| WHAT THE EXERCISE ASKS |
All of the data that follows should be retyped exactly, please, except the pictures.

| DATA |
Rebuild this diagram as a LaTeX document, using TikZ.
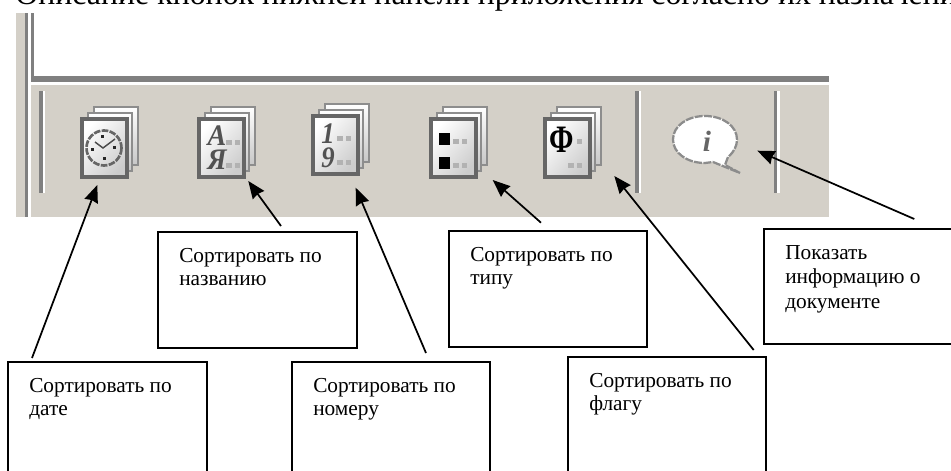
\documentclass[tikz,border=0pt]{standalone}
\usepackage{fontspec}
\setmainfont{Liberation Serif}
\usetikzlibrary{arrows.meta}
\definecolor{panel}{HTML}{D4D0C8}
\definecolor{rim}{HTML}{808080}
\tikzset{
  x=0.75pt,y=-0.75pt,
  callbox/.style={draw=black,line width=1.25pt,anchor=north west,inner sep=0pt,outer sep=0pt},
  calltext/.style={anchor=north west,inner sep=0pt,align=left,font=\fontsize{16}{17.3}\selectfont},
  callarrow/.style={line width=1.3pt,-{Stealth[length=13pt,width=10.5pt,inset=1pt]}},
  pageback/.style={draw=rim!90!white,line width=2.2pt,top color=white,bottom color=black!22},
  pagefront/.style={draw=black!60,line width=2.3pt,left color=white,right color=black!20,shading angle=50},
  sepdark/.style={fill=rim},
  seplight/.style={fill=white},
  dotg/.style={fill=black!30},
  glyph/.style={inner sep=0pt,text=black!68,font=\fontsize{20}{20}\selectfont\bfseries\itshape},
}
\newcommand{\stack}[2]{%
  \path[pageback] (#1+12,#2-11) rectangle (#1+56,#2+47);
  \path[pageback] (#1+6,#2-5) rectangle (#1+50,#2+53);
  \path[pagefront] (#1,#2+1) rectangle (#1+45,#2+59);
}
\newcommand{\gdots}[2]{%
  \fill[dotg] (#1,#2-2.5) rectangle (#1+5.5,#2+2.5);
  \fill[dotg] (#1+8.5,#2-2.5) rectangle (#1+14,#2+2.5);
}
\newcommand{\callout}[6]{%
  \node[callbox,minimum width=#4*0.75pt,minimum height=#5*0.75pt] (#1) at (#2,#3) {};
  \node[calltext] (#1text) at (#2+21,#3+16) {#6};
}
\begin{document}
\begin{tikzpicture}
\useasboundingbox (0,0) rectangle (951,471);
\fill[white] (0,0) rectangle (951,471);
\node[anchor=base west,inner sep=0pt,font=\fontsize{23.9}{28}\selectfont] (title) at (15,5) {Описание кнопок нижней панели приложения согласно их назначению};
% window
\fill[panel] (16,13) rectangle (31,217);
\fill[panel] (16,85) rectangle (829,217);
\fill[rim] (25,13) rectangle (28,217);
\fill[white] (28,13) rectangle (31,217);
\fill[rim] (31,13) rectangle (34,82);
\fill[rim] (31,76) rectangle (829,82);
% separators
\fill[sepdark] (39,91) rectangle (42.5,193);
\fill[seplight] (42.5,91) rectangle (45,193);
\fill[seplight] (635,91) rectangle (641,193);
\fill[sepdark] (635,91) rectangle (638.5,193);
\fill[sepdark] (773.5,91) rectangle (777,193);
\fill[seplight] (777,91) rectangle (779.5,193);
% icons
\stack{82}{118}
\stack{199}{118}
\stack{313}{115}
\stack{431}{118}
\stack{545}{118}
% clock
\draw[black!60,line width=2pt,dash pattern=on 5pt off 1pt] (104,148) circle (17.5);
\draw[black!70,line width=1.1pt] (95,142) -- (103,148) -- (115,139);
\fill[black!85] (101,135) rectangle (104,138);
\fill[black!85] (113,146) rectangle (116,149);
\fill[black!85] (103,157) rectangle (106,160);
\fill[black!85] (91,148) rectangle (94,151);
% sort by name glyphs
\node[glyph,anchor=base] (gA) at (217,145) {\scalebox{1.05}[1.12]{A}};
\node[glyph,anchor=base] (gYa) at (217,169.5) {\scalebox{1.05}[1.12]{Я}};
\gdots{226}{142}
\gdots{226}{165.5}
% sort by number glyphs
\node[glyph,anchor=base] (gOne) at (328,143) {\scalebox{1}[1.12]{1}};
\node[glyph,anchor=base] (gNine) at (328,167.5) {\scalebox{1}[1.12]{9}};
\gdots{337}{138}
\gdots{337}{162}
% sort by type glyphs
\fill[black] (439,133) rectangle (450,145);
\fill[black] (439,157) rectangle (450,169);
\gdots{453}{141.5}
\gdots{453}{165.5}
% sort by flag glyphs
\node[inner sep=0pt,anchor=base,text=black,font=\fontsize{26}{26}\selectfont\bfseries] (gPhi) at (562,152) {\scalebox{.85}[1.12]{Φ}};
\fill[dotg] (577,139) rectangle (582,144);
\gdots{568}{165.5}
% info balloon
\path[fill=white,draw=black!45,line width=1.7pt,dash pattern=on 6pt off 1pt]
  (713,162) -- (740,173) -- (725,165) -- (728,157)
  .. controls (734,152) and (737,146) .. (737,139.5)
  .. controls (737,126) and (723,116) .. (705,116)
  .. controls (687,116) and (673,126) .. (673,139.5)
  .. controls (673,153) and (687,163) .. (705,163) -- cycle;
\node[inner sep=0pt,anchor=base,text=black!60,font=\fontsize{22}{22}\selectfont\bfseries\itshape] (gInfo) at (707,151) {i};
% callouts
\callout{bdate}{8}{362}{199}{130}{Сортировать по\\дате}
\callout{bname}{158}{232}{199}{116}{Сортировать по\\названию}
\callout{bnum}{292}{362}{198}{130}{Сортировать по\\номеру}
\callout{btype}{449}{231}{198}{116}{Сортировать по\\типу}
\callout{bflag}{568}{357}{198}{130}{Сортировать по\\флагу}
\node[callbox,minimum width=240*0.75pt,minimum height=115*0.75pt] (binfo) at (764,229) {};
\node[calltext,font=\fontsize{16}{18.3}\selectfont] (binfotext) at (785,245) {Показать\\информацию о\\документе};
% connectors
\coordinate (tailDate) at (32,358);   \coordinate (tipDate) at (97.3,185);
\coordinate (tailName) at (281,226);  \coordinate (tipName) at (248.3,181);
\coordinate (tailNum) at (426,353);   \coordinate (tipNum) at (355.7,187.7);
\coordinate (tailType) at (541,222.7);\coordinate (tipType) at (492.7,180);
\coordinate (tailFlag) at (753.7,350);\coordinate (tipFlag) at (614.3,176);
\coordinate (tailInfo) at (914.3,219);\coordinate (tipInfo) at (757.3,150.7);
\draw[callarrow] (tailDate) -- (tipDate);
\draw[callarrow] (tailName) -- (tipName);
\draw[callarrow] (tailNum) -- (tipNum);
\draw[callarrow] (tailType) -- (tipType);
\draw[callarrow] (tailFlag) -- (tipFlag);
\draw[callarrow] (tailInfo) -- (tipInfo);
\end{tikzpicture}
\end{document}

| FULL SOLUTION |
Rebuild this diagram as a LaTeX document, using TikZ.
\documentclass[tikz,border=0pt]{standalone}
\usepackage{fontspec}
\setmainfont{Liberation Serif}
\usetikzlibrary{arrows.meta}
\definecolor{panel}{HTML}{D4D0C8}
\definecolor{rim}{HTML}{808080}
\tikzset{
  x=0.75pt,y=-0.75pt,
  callbox/.style={draw=black,line width=1.25pt,anchor=north west,inner sep=0pt,outer sep=0pt},
  calltext/.style={anchor=north west,inner sep=0pt,align=left,font=\fontsize{16}{17.3}\selectfont},
  callarrow/.style={line width=1.3pt,-{Stealth[length=13pt,width=10.5pt,inset=1pt]}},
  pageback/.style={draw=rim!90!white,line width=2.2pt,top color=white,bottom color=black!22},
  pagefront/.style={draw=black!60,line width=2.3pt,left color=white,right color=black!20,shading angle=50},
  sepdark/.style={fill=rim},
  seplight/.style={fill=white},
  dotg/.style={fill=black!30},
  glyph/.style={inner sep=0pt,text=black!68,font=\fontsize{20}{20}\selectfont\bfseries\itshape},
}
\newcommand{\stack}[2]{%
  \path[pageback] (#1+12,#2-11) rectangle (#1+56,#2+47);
  \path[pageback] (#1+6,#2-5) rectangle (#1+50,#2+53);
  \path[pagefront] (#1,#2+1) rectangle (#1+45,#2+59);
}
\newcommand{\gdots}[2]{%
  \fill[dotg] (#1,#2-2.5) rectangle (#1+5.5,#2+2.5);
  \fill[dotg] (#1+8.5,#2-2.5) rectangle (#1+14,#2+2.5);
}
\newcommand{\callout}[6]{%
  \node[callbox,minimum width=#4*0.75pt,minimum height=#5*0.75pt] (#1) at (#2,#3) {};
  \node[calltext] (#1text) at (#2+21,#3+16) {#6};
}
\begin{document}
\begin{tikzpicture}
\useasboundingbox (0,0) rectangle (951,471);
\fill[white] (0,0) rectangle (951,471);
\node[anchor=base west,inner sep=0pt,font=\fontsize{23.9}{28}\selectfont] (title) at (15,5) {Описание кнопок нижней панели приложения согласно их назначению};
% window
\fill[panel] (16,13) rectangle (31,217);
\fill[panel] (16,85) rectangle (829,217);
\fill[rim] (25,13) rectangle (28,217);
\fill[white] (28,13) rectangle (31,217);
\fill[rim] (31,13) rectangle (34,82);
\fill[rim] (31,76) rectangle (829,82);
% separators
\fill[sepdark] (39,91) rectangle (42.5,193);
\fill[seplight] (42.5,91) rectangle (45,193);
\fill[seplight] (635,91) rectangle (641,193);
\fill[sepdark] (635,91) rectangle (638.5,193);
\fill[sepdark] (773.5,91) rectangle (777,193);
\fill[seplight] (777,91) rectangle (779.5,193);
% icons
\stack{82}{118}
\stack{199}{118}
\stack{313}{115}
\stack{431}{118}
\stack{545}{118}
% clock
\draw[black!60,line width=2pt,dash pattern=on 5pt off 1pt] (104,148) circle (17.5);
\draw[black!70,line width=1.1pt] (95,142) -- (103,148) -- (115,139);
\fill[black!85] (101,135) rectangle (104,138);
\fill[black!85] (113,146) rectangle (116,149);
\fill[black!85] (103,157) rectangle (106,160);
\fill[black!85] (91,148) rectangle (94,151);
% sort by name glyphs
\node[glyph,anchor=base] (gA) at (217,145) {\scalebox{1.05}[1.12]{A}};
\node[glyph,anchor=base] (gYa) at (217,169.5) {\scalebox{1.05}[1.12]{Я}};
\gdots{226}{142}
\gdots{226}{165.5}
% sort by number glyphs
\node[glyph,anchor=base] (gOne) at (328,143) {\scalebox{1}[1.12]{1}};
\node[glyph,anchor=base] (gNine) at (328,167.5) {\scalebox{1}[1.12]{9}};
\gdots{337}{138}
\gdots{337}{162}
% sort by type glyphs
\fill[black] (439,133) rectangle (450,145);
\fill[black] (439,157) rectangle (450,169);
\gdots{453}{141.5}
\gdots{453}{165.5}
% sort by flag glyphs
\node[inner sep=0pt,anchor=base,text=black,font=\fontsize{26}{26}\selectfont\bfseries] (gPhi) at (562,152) {\scalebox{.85}[1.12]{Φ}};
\fill[dotg] (577,139) rectangle (582,144);
\gdots{568}{165.5}
% info balloon
\path[fill=white,draw=black!45,line width=1.7pt,dash pattern=on 6pt off 1pt]
  (713,162) -- (740,173) -- (725,165) -- (728,157)
  .. controls (734,152) and (737,146) .. (737,139.5)
  .. controls (737,126) and (723,116) .. (705,116)
  .. controls (687,116) and (673,126) .. (673,139.5)
  .. controls (673,153) and (687,163) .. (705,163) -- cycle;
\node[inner sep=0pt,anchor=base,text=black!60,font=\fontsize{22}{22}\selectfont\bfseries\itshape] (gInfo) at (707,151) {i};
% callouts
\callout{bdate}{8}{362}{199}{130}{Сортировать по\\дате}
\callout{bname}{158}{232}{199}{116}{Сортировать по\\названию}
\callout{bnum}{292}{362}{198}{130}{Сортировать по\\номеру}
\callout{btype}{449}{231}{198}{116}{Сортировать по\\типу}
\callout{bflag}{568}{357}{198}{130}{Сортировать по\\флагу}
\node[callbox,minimum width=240*0.75pt,minimum height=115*0.75pt] (binfo) at (764,229) {};
\node[calltext,font=\fontsize{16}{18.3}\selectfont] (binfotext) at (785,245) {Показать\\информацию о\\документе};
% connectors
\coordinate (tailDate) at (32,358);   \coordinate (tipDate) at (97.3,185);
\coordinate (tailName) at (281,226);  \coordinate (tipName) at (248.3,181);
\coordinate (tailNum) at (426,353);   \coordinate (tipNum) at (355.7,187.7);
\coordinate (tailType) at (541,222.7);\coordinate (tipType) at (492.7,180);
\coordinate (tailFlag) at (753.7,350);\coordinate (tipFlag) at (614.3,176);
\coordinate (tailInfo) at (914.3,219);\coordinate (tipInfo) at (757.3,150.7);
\draw[callarrow] (tailDate) -- (tipDate);
\draw[callarrow] (tailName) -- (tipName);
\draw[callarrow] (tailNum) -- (tipNum);
\draw[callarrow] (tailType) -- (tipType);
\draw[callarrow] (tailFlag) -- (tipFlag);
\draw[callarrow] (tailInfo) -- (tipInfo);
\end{tikzpicture}
\end{document}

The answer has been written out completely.